Cats are great; constantly stepping on their litter is not. If you bought a litter-trapping mat only to watch your cats leap dramatically across it onto the floor you just swept every time they exit the litter box, you might wonder why you even bothered. Before you splurge on a robot vacuum, try turning the litter box around so it faces a wall.
Sometimes, the easiest, fastest way to get cats to behave is to give them no other choice. That’s very much the strategy here.
Without all that wide open space to cavort in, your cats will be forced to walk across the mat on their way into and out of the can, every time. It won’t eliminate rogue litter particles entirely, but it will give the mat a fighting chance at catching them before they’re released into the wild. Plus, it’s a free solution to a problem that can be annoyingly expensive to fix.

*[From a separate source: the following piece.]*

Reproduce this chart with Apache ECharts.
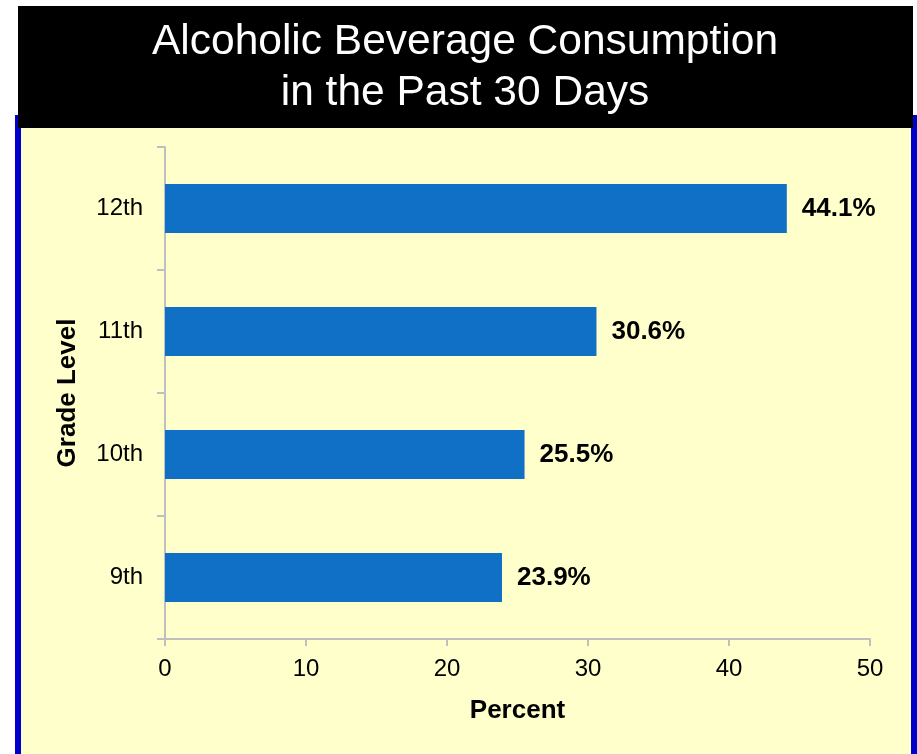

There’s no need to buy a newer, bigger mat — which you and I both know your cat will also refuse to touch — or even relocate the litter box. Leave the box where it is, turn it around to face a wall, and arrange the mat to cover as much of the floor between them as possible. If you can wedge it into a corner, even better.
There’s one flaw to this otherwise perfect plan: You can’t turn an open litter box to face a wall.
If that’s what your cats use, they will unfortunately continue come and go as they please with no regard for your well-laid plans. But if you’re a closed litter box household and your cats absolutely refuse to set foot on the mat, this trick will keep tracked litter to a minimum.